Doug Hughes, who received a 2005 Tony Award for directing Doubt, will switch gears from plays to musicals to helm a 2007 Broadway-bound musical version of the romantic fantasy Ever After; the show will also mark the Broadway debut of songwriters Marcy Heisler and Zina Goldrich (Junie B. Jones, The Marcy and Zina Show, "Taylor, The Latte Boy").
Producer Adam Epstein (Hairspray, the upcoming fall '06 musical Crybaby), who bought the rights to the colorful fairy tale in December, described Ever After as "Cinderella
as not told by the Brothers Grimm -- no magic pumpkin, no talking mice,
no fairy godmother. It tells a real-life story about a heroine who
fights societal constraints against all odds," according to Variety. In the hit 1998 film, Drew Barrymore played a French Renaissance Cinderella who was aided in keeping her Prince by Leonardo da Vinci. Heisler and Goldrich joined the creative team after Hughes and Epstein conducted an "architecture-like
contest, inviting a number of songwriting teams to submit material." Julia Jordan (Walk Two Moons, Sarah, Plain and Tall, the libretto of "Mice" from 3hree) will pen the musical's book, while Tony Award-winner Rob Ashford (Thoroughly Modern Millie) has been enlisted to create the dances.

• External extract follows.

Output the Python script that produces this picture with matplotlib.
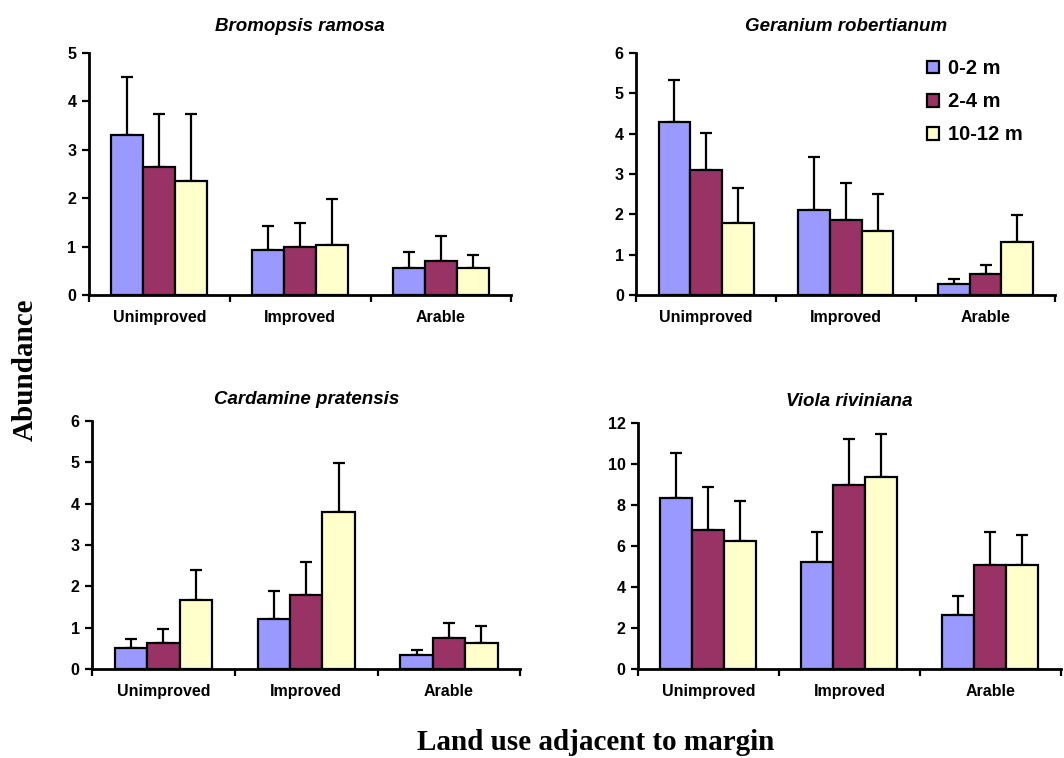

Hughes was drawn to Ever After because it's "like the musicals I loved as a kid when I had my head
stuck in the stereo listening to Rodgers and Hammerstein shows." He has back-to-back directing gigs lined up; first Richard Greenberg's A Naked Girl on the Appian Way at the Roundabout and then an upcoming revival of Eugene O'Neill's A Touch of the Poet. According to Epstein, a first reading of Ever After might occur in February, 2006, but the production itself is not likely to hit Broadway until fall 2007.